I don't buy that, more humanities knowledge distributed among everyone is clearly needed, because our system ensures that the people at the top are more likely to use that knowledge for ill and the lower ranks knowing what is going on can be a check on that.

Many of the people who go into STEM do so because they want to deal with the task put in front of them without it being complicated. They don't want to deal with a bunch of icky emotions, and they don't want to trip themselves up asking murky existential questions about why they're doing what they do. This is a condition of temperament, you can run them through a gristle mill of humanities classes, it doesn't mean they'll internalize it if it isn't what they're inclined towards. You can lead a horse to knowledge, but you can't make it think.
I think your characterization of people who go into STEM is detracting from what could be an otherwise compelling argument. There are stronger reasons why people choose STEM. I agree that adding a few ethics classes won't change ethical behavior outcomes for those who would have chosen STEM programs anyway.
I'm not as certain. I went into college full-on STEMLord type person. Humanities was useless, STEM was the only way forward, etc etc. Graduated much the opposite, wanting to see more people appreciate the Humanities and incorporate them into their work and such.

And it all happened because I took some interesting humanities courses, and had some fun teachers.

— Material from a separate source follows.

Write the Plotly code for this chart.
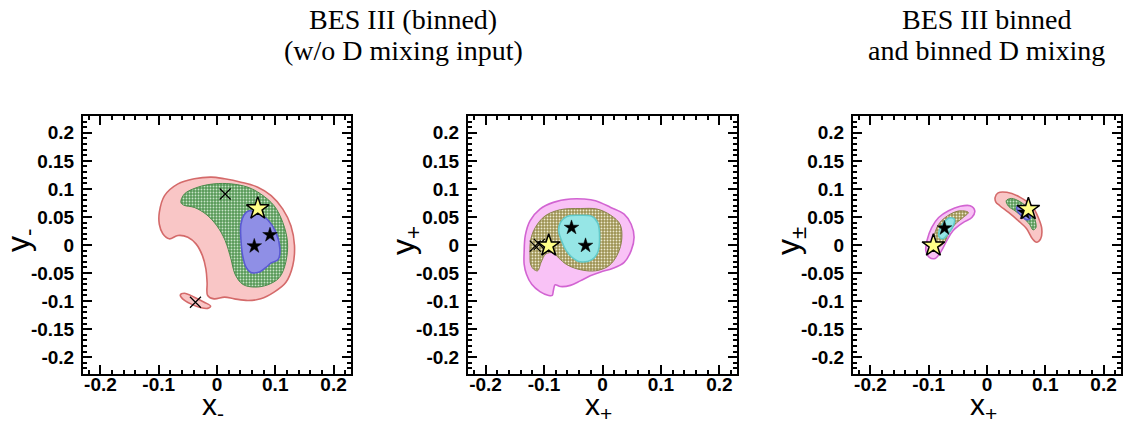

My two philosophy ones -- a general introduction, then a Philosophy of Science course taught by a person who had actually gotten their undergraduate in biophysics -- really led to some interesting discussion, and got me reading deeper and more across the humanities. Now, that's most of my reading, it seems.

While it may be a problem that people „unthinkingly do what they are told to do“, I don‘t think requiring engineers to take an ethics class will fix that.

What it does is give people the tools to properly articulate thoughts they are already having. It won‘t make someone an activist who just doesn‘t care.

That isn't a STEM thing by any means. It is a societal and organizational thing. When their job and/or life depends on it most people do the same thing.